Computing log_softmax() for PyTorch Directly

In a PyTorch multi-class classification problem, the basic architecture is to apply log_softmax() activation on the output nodes, in conjunction with NLLLoss() during training. It’s possible to compute softmax() and then apply log() but it’s slightly more efficient to compute log_softmax() directly.

Computing softmax() looks like:

import torch as T

def softmax(x):
  mx = T.max(x)
  y = T.exp(x - mx)
  return y / T.sum(y)

Finding the max value is just a math trick to avoid arithmetic overflow.

Computing log_softmax() directly looks like:

def log_softmax(x):
  mx = T.max(x)
  lse = T.log(T.sum(T.exp(x - mx)))
  return x - mx - lse

The reason why log_softmax() is applied to the output nodes is rather subtle. If the target class is at index [i] then the negative log likelihood loss is just the negative of log_softmax() value at [i]. For example, if the log_softmax of a neural output is [-1.6563, -1.7563, -1.5563], and the target class label is [2], then the NLLLoss() is -(-1.5563) = 1.5563. Quite remarkable. One way to think of the log_softmax() plus NLLLoss() pairing is that log_softmax() actually computes the error and NLLLoss() just extracts the error.

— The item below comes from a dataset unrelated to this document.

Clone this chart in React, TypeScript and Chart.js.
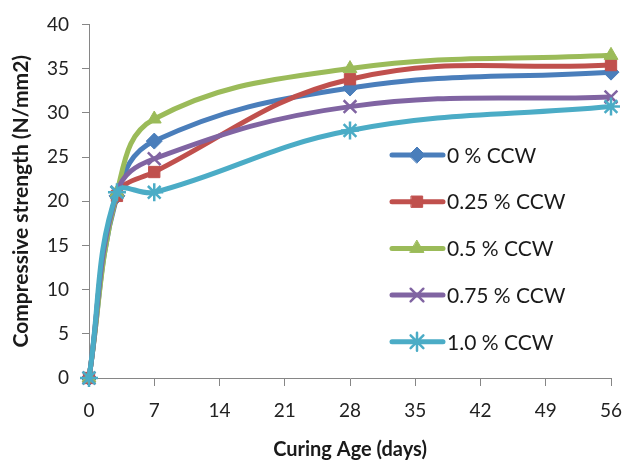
import React, { useEffect, useRef } from "react";
import { Chart, registerables } from "chart.js";
import { drawPoint } from "chart.js/helpers";

Chart.register(...registerables);

const days = [0, 3, 7, 28, 56];
const seriesNames = ["0 % CCW", "0.25 % CCW", "0.5 % CCW", "0.75 % CCW", "1.0 % CCW"];
const ccw0 = [0, 20.6, 26.8, 32.8, 34.6];
const ccw025 = [0, 20.6, 23.3, 33.8, 35.4];
const ccw05 = [0, 21.0, 29.3, 35.0, 36.5];
const ccw075 = [0, 21.0, 24.8, 30.7, 31.8];
const ccw10 = [0, 21.0, 21.0, 28.0, 30.7];
const xTicks = [0, 7, 14, 21, 28, 35, 42, 49, 56];

const colors = ["#4A7EBB", "#C0504D", "#9BBB59", "#8064A2", "#4BACC6"];
const markers = ["rectRot", "rect", "triangle", "crossRot", "star"];
const values = [ccw0, ccw025, ccw05, ccw075, ccw10];

const FONT = "Lato, 'Open Sans', sans-serif";

const legendPlugin = {
  id: "insideLegend",
  afterDraw(chart: any) {
    const ctx = chart.ctx;
    const x0 = 392;
    const yStart = 155;
    const gap = 46.7;
    ctx.save();
    chart.data.datasets.forEach((ds: any, i: number) => {
      const y = yStart + i * gap;
      ctx.strokeStyle = ds.borderColor;
      ctx.lineWidth = 5;
      ctx.lineCap = "round";
      ctx.beginPath();
      ctx.moveTo(x0, y);
      ctx.lineTo(x0 + 51, y);
      ctx.stroke();
      ctx.fillStyle = ds.backgroundColor;
      ctx.strokeStyle = ds.borderColor;
      ctx.lineWidth = ds.pointBorderWidth || 1;
      drawPoint(ctx, { pointStyle: ds.pointStyle, radius: ds.pointRadius, borderWidth: ds.pointBorderWidth, rotation: 0 }, x0 + 25, y);
      ctx.fillStyle = "#1a1a1a";
      ctx.font = `21px ${FONT}`;
      ctx.textBaseline = "middle";
      ctx.textAlign = "left";
      ctx.fillText(ds.label, x0 + 55, y + 1);
    });
    ctx.restore();
  },
};

export default function App() {
  const ref = useRef<HTMLCanvasElement>(null);
  useEffect(() => {
    document.body.style.margin = "0";
    const chart = new Chart(ref.current!, {
      type: "line",
      data: {
        datasets: seriesNames.map((name, i) => ({
          label: name,
          data: days.map((d, j) => ({ x: d, y: values[i][j] })),
          order: seriesNames.length - 1 - i,
          borderColor: colors[i],
          backgroundColor: colors[i],
          borderWidth: 5,
          tension: 0.4,
          clip: false as any,
          pointStyle: markers[i] as any,
          pointRadius: i === 3 || i === 4 ? 9 : 8,
          pointBorderWidth: i === 3 || i === 4 ? 2.5 : 1,
          pointBorderColor: colors[i],
          pointBackgroundColor: colors[i],
        })),
      },
      options: {
        animation: false,
        responsive: false,
        layout: { padding: { left: 0, right: 13, top: 22, bottom: 0 } },
        plugins: { legend: { display: false }, tooltip: { enabled: false } },
        scales: {
          x: {
            type: "linear",
            min: 0,
            max: 56,
            afterBuildTicks: (s: any) => { s.ticks = xTicks.map((v) => ({ value: v })); },
            afterFit: (s: any) => { s.paddingRight = 0; s.paddingLeft = 0; s.height = 84; },
            ticks: { color: "#222", font: { family: FONT, size: 19 }, padding: 13 },
            grid: { display: true, drawOnChartArea: false, drawTicks: true, tickLength: 8, color: "#868686" },
            border: { color: "#868686", width: 1 },
            title: { display: true, text: "Curing Age (days)", color: "#1a1a1a", font: { family: FONT, size: 20, weight: "bold" }, padding: { top: 0, bottom: 0 } },
          },
          y: {
            min: 0,
            max: 40,
            afterFit: (s: any) => { s.width = 89; },
            ticks: { stepSize: 5, color: "#222", font: { family: FONT, size: 19 }, padding: 13 },
            grid: { display: true, drawOnChartArea: false, drawTicks: true, tickLength: 7, color: "#868686" },
            border: { color: "#868686", width: 1 },
            title: { display: true, text: "Compressive strength (N/mm2)", color: "#1a1a1a", font: { family: FONT, size: 21, weight: "bold" }, padding: { top: 9, bottom: 0 } },
          },
        },
      },
      plugins: [legendPlugin],
    });
    return () => chart.destroy();
  }, []);
  return (
    <div style={{ width: 624, height: 462, background: "#fff" }}>
      <canvas ref={ref} width={624} height={462} />
    </div>
  );
}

If you just have a single set of log-softmax outputs and a single target class label, you could write an NLLLoss() like so:

def my_nll_loss(oupt, target):
  # oupt is a vector of log-softmax values
  result = -oupt[target]
  return result

If you have a batch of output values and a vector of targets, you can use the clever diag() function like so:

def my_nll_loss(oupt, targets):
  # oupt is a matrix of log-softmax values
  out = T.diag(oupt[:,targets])  # one val from each row
  return -T.mean(out)

In the early days of neural networks, you’d compute softmax() on the output nodes and then explicit CrossEntropy() loss. The softmax() plus CrossEntropy() loss approach and the log_softmax() plus NLLLoss() approach give the same results but the log_softmax() plus NLLLoss() approach is more efficient from an engineering perspective.

In the old science fiction movies I enjoy, efficiency was sometimes achieved by reusing special effects snippets. A cool spaceship appeared in four different movies. Left: “Flight to Mars” (1951) was quickly produced in just a few weeks to take advantage of the publicity surrounding the Academy Award winning “Destination Moon” (1950). The spaceship for “Flight to Mars” was reused three times. Center-Left: “World Without End” (1956) is an OK film. Center-Right: “It! The Terror from Beyond Space” (1958) is a landmark film and the direct inspiration for “Alien” (1979). Right: “Queen of Outer Space” (1958) is better than you might guess based on the title.